Irak : " front du refus " ? pas sur le fond !13/02/20032003Journal/medias/journalnumero/images/2003/02/une1802.jpg.445x577_q85_box-0%2C104%2C1383%2C1896_crop_detail.jpg

Dans le monde

Irak : " front du refus " ? pas sur le fond !

Pendant que les porte-parole américains multiplient les déclarations indiquant que, en ce qui les concerne, la diplomatie onusienne a assez duré, Chirac s'emploie à cultiver cette image de chef du " front du refus " face à Bush que lui ont donnée les médias. Mais il n'est nul besoin de gratter bien loin pour que cette imposture apparaisse dans toute son hypocrisie.

Car que propose donc Chirac ? Ce qu'il appelle une " alternative à la guerre " - c'est-à-dire un " renforcement substantiel des capacités humaines et techniques des inspecteurs ". Derrière cette formule vague, ses porte-parole officiels ont parlé de " doublement voire triplement du nombre des inspecteurs ", de déploiement de Mirage IV de reconnaissance au-dessus du territoire irakien, voire pour certains de casques bleus qui pourraient donner aux inspecteurs les moyens physiques de forcer les portes qui ne s'ouvrent pas assez vite sur le terrain.

Quoi qu'il en dise, Chirac se place donc dans le cadre de la même logique que Bush : celle du droit que s'arrogent les puissances impérialistes de décider du sort de l'Irak au nom d'un " ordre mondial " - le leur -, qu'il soit imposé ou non sous le couvert de l'ONU. Il ne s'agit pas là d'une " alternative à la guerre ", mais bien de la même logique de guerre, quelles qu'en soient les échéances.

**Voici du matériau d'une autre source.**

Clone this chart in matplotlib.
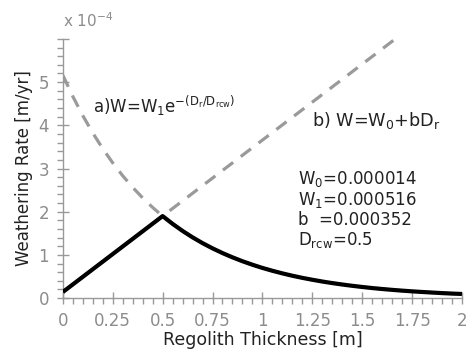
import numpy as np
import matplotlib
matplotlib.use('Agg')
import matplotlib.pyplot as plt
from matplotlib.ticker import MultipleLocator, FixedFormatter, FixedLocator

# data (rates in units of 1e-4 m/yr)
depth = [0.00, 0.05, 0.10, 0.15, 0.20, 0.25, 0.30, 0.35, 0.40, 0.45, 0.50,
         0.55, 0.60, 0.65, 0.70, 0.75, 0.80, 0.85, 0.90, 0.95, 1.00,
         1.05, 1.10, 1.15, 1.20, 1.25, 1.30, 1.35, 1.40, 1.45, 1.50,
         1.55, 1.60, 1.65, 1.70, 1.75, 1.80, 1.85, 1.90, 1.95, 2.00]
rate_exp = [5.160, 4.669, 4.225, 3.823, 3.459, 3.130, 2.832, 2.562, 2.319, 2.098, 1.898,
            1.718, 1.554, 1.406, 1.272, 1.151, 1.042, 0.943, 0.853, 0.772, 0.698,
            0.632, 0.572, 0.517, 0.468, 0.424, 0.383, 0.347, 0.314, 0.284, 0.257,
            0.232, 0.210, 0.190, 0.172, 0.156, 0.141, 0.128, 0.115, 0.104, 0.095]
depth_lin = [0.0, 1.7]
rate_lin = [0.14, 6.12]

# solid curve = linear up to 0.5 then exponential
depth_solid = [0.0] + depth[10:]
rate_solid = [0.14] + rate_exp[10:]

xticks = [0, 0.25, 0.5, 0.75, 1, 1.25, 1.5, 1.75, 2]
xlabels = ['0', '0.25', '0.5', '0.75', '1', '1.25', '1.5', '1.75', '2']
yticks = [0, 1, 2, 3, 4, 5, 6]
ylabels = ['0', '1', '2', '3', '4', '5', '']

plt.rcParams['font.family'] = ['DejaVu Sans']
plt.rcParams['mathtext.default'] = 'regular'

fig = plt.figure(figsize=(4.69, 3.54), dpi=100)
ax = fig.add_axes([0.134, 0.158, 0.851, 0.732])

gray = '#9a9a9a'
ax.plot(depth, rate_exp, color=gray, lw=2.3, dashes=(4, 3), zorder=2)
ax.plot(depth_lin, rate_lin, color=gray, lw=2.3, dashes=(4, 3), zorder=2)
ax.plot(depth_solid, rate_solid, color='black', lw=3, zorder=3, solid_capstyle='butt')

ax.set_xlim(0, 2)
ax.set_ylim(0, 6)

for s in ['top', 'right']:
    ax.spines[s].set_visible(False)
for s in ['left', 'bottom']:
    ax.spines[s].set_color('#999999')
    ax.spines[s].set_linewidth(1.0)

ax.xaxis.set_major_locator(FixedLocator(xticks))
ax.xaxis.set_major_formatter(FixedFormatter(xlabels))
ax.xaxis.set_minor_locator(MultipleLocator(0.05))
ax.yaxis.set_major_locator(FixedLocator(yticks))
ax.yaxis.set_major_formatter(FixedFormatter(ylabels))
ax.yaxis.set_minor_locator(MultipleLocator(0.2))

ax.tick_params(which='major', direction='inout', length=8, width=1, color='#999999',
               labelcolor='#8c8c8c', labelsize=12, pad=6)
ax.tick_params(which='minor', direction='out', length=4, width=1, color='#999999')

ax.set_xlabel('Regolith Thickness [m]', fontsize=12.5, color='#222222', labelpad=1)
ax.set_ylabel('Weathering Rate [m/yr]', fontsize=12, color='#222222', labelpad=4)

fig.text(0.134, 0.915, 'x 10$^{-4}$', fontsize=11, color='#8c8c8c', ha='left', va='bottom')

ax.text(0.15, 4.45, 'a)W=W$_1$e$^{-(D_r/D_{rcw})}$', fontsize=12, color='#222222',
        ha='left', va='center')
ax.text(1.25, 4.12, 'b) W=W$_0$+bD$_r$', fontsize=12.7, color='#222222',
        ha='left', va='center')
ax.text(1.18, 3.0, 'W$_0$=0.000014\nW$_1$=0.000516\nb  =0.000352\nD$_{rcw}$=0.5',
        fontsize=12, color='#222222', ha='left', va='top', linespacing=1.08)

fig.savefig('out.png', dpi=100)
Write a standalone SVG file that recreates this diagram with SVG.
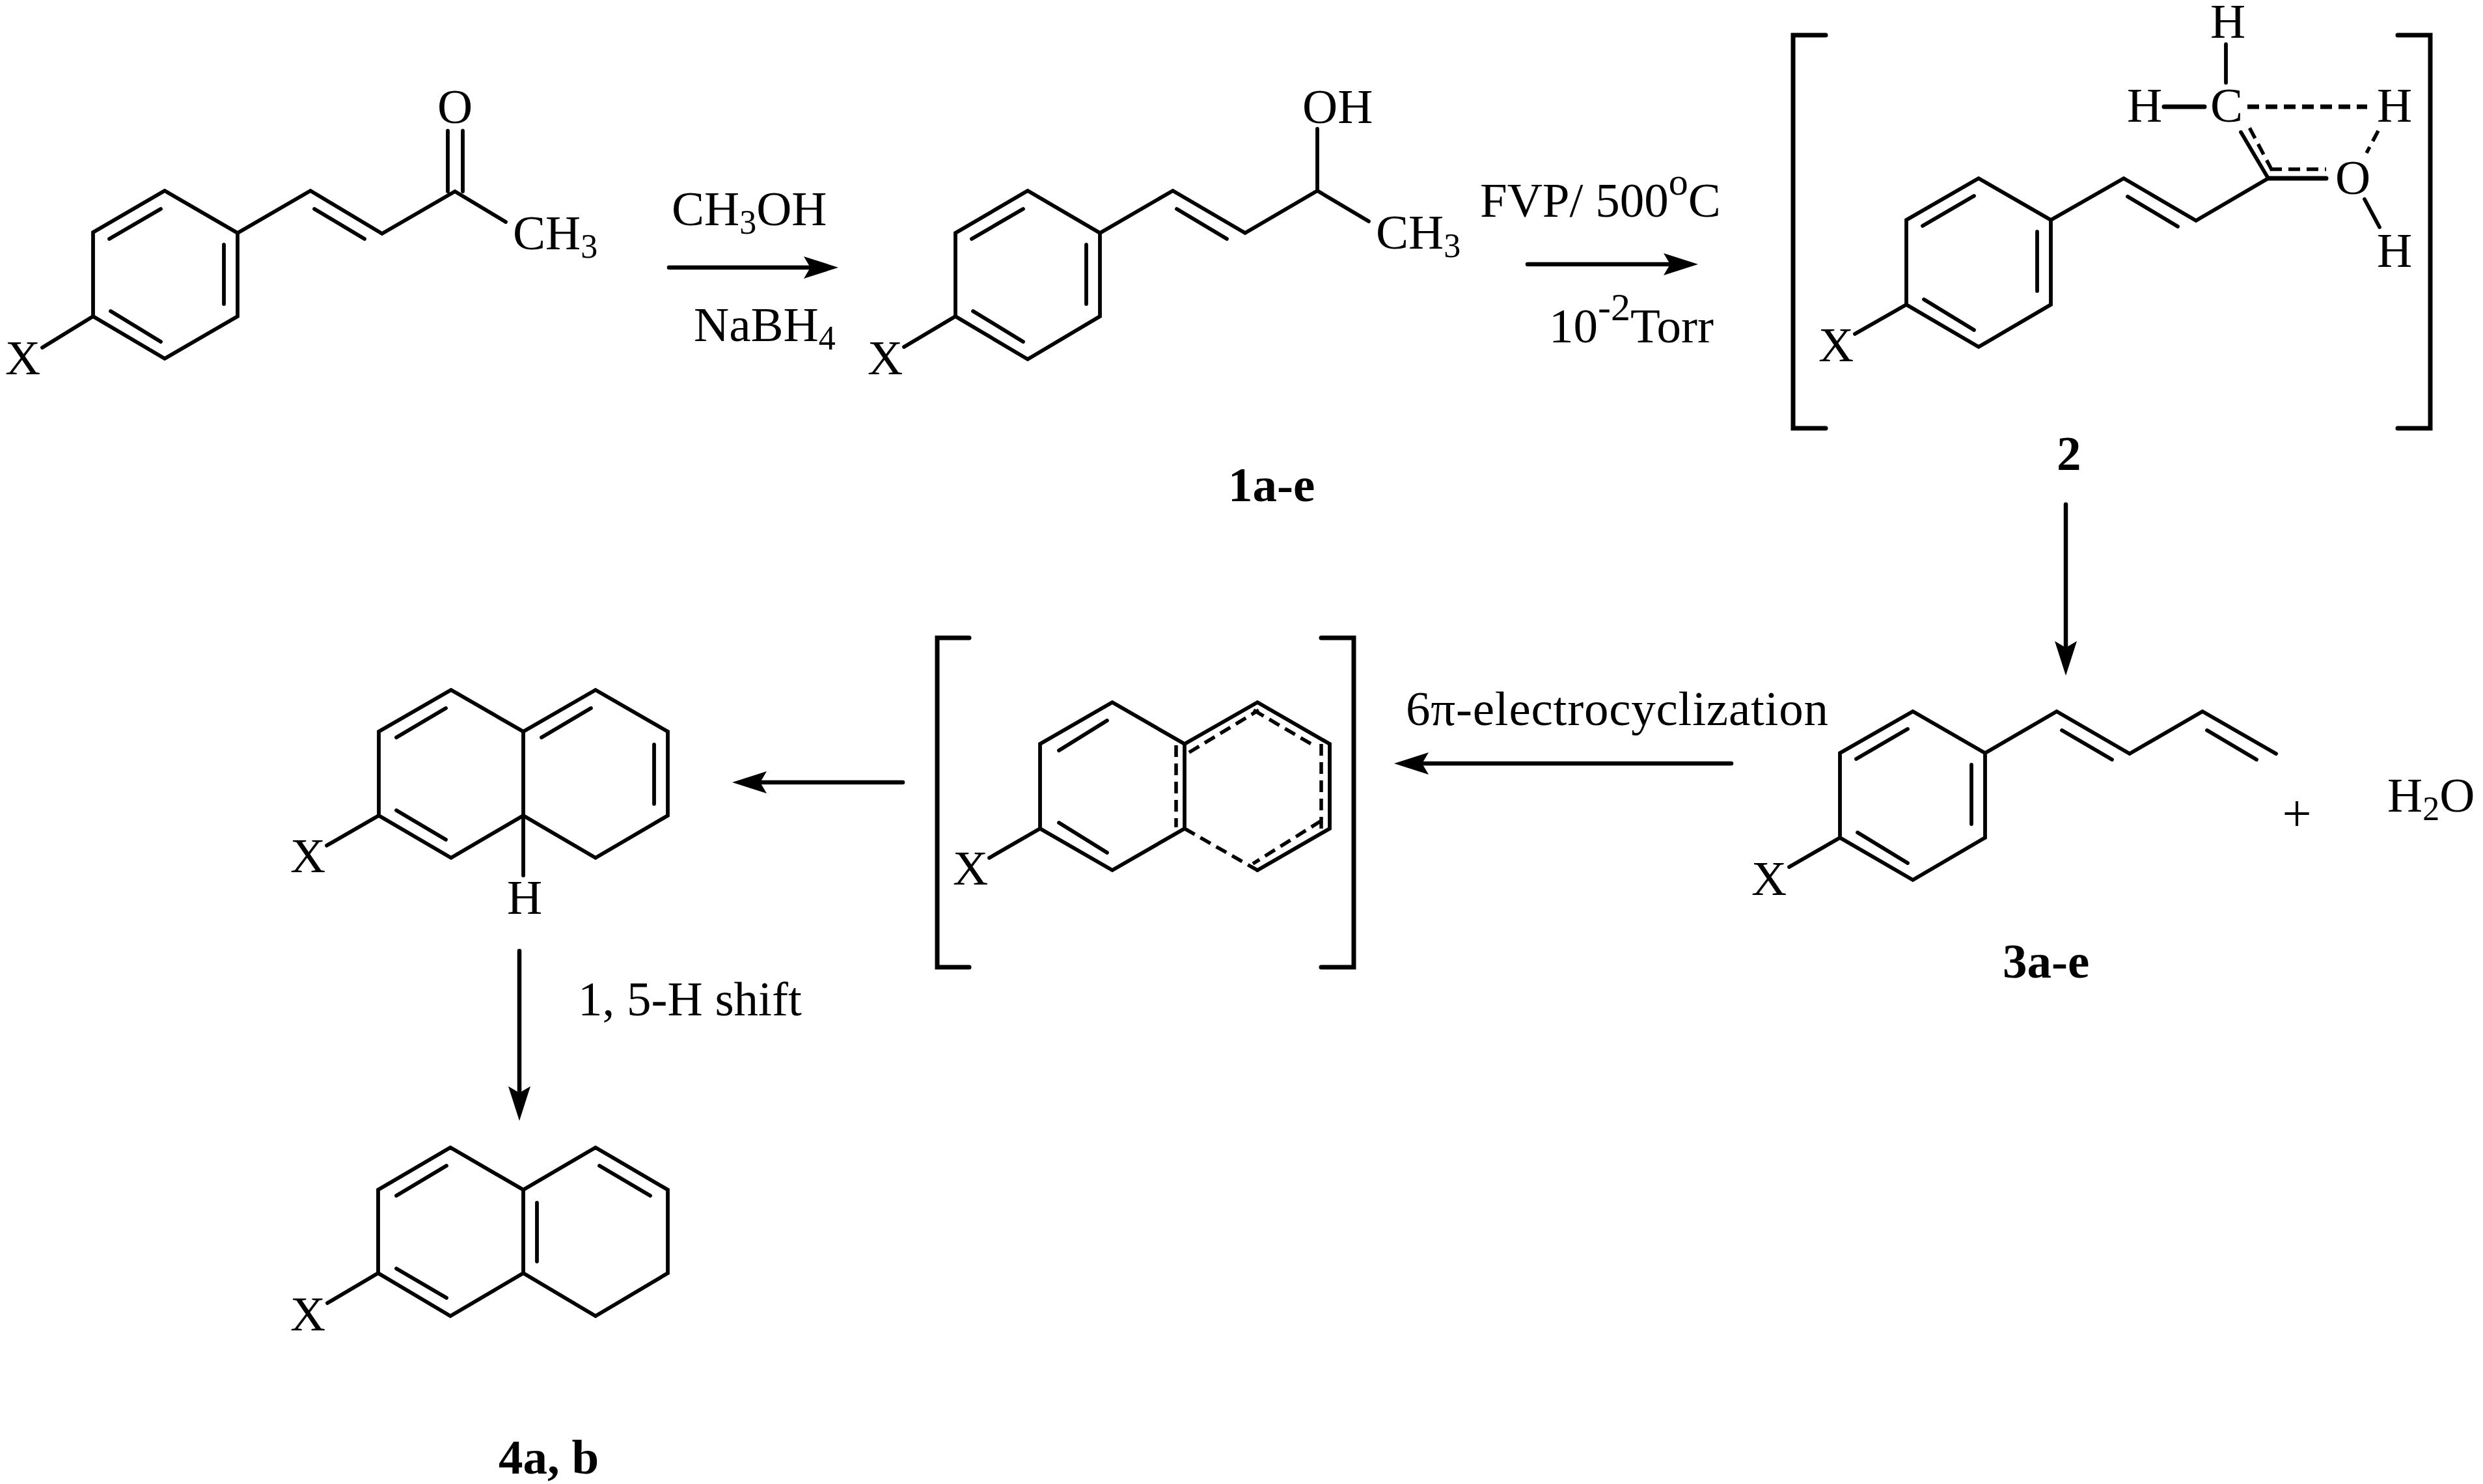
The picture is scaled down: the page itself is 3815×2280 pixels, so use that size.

N'est-ce pas d'ailleurs la même logique qui a présidé à la guerre larvée et à l'asphyxie économique des sanctions que l'ONU fait subir à l'Irak depuis treize ans ?

Et puis le fait que Chirac ait recherché, et obtenu, l'appui de ce massacreur du peuple tchétchène qu'est Poutine n'est-il pas en soi tout un programme ? Car pour obtenir la signature du dirigeant russe, il a bien fallu que Chirac lui rende la monnaie de sa pièce, en donnant sa caution au référendum par lequel Poutine espère légitimer le retour forcé de la Tchétchénie dans le giron russe, malgré la guerre qui continue à y faire rage.

Quant au " coup d'éclat " de Chirac s'opposant, avec l'Allemagne et la Belgique, à ce que l'Otan participe en tant que telle à la " défense " de la Turquie en cas de guerre contre l'Irak, comme Bush l'avait réclamé, il est tout aussi hypocrite que l'est la démarche de Bush.

L'objectif de celui-ci n'est bien sûr pas la défense de la Turquie mais la poursuite de ses préparatifs militaires offensifs pour pouvoir se servir de ce pays comme poste avancé contre l'Irak. Il ne s'en cache pas d'ailleurs puisqu'un accord signé à Ankara au début du mois prévoit que, en cas de guerre, des troupes turques viendront renforcer les forces américaines au Kurdistan irakien. Officiellement ce sera pour y jouer un rôle purement " humanitaire ". Mais vu le contentieux qui existe entre les nationalistes kurdes et l'État turc, il est évident que les troupes d'Ankara seront là y compris pour contrôler, voire réprimer, tout mouvement de la population kurde. Elles ont d'ailleurs déjà agi de cette façon au lendemain de la guerre du Golfe.

Mais si Chirac s'est opposé à cette manoeuvre, par laquelle Bush cherchait à embarquer l'Otan dans sa galère par la bande, il n'a rien dit, ni fait, contre d'autres préparatifs qui vont pourtant exactement dans le même sens, même si c'est en dehors du cadre formel de l'Otan : celui d'un encerclement militaire de l'Irak - par exemple la livraison de missiles Patriot par les Pays-Bas à la Turquie, ou encore des livraisons analogues faites par l'Allemagne (pourtant supposée être alliée de Chirac dans le " front du refus ") à Israël.

Alors l'opposition de Chirac aux préparatifs de guerre de Bush n'a évidemment rien à voir avec la défense des peuples, ni ceux d'Irak, ni du Moyen-Orient ni de Tchétchénie d'ailleurs. Ce n'est qu'une tartufferie de la part du représentant d'un impérialisme mineur qui, à défaut de pouvoir contester sérieusement l'hégémonie de son rival américain, se fait prier avant de rejoindre la meute pour la curée, dans l'espoir qu'ainsi il sera mieux à même de ramasser les miettes qu'on voudra bien lui laisser.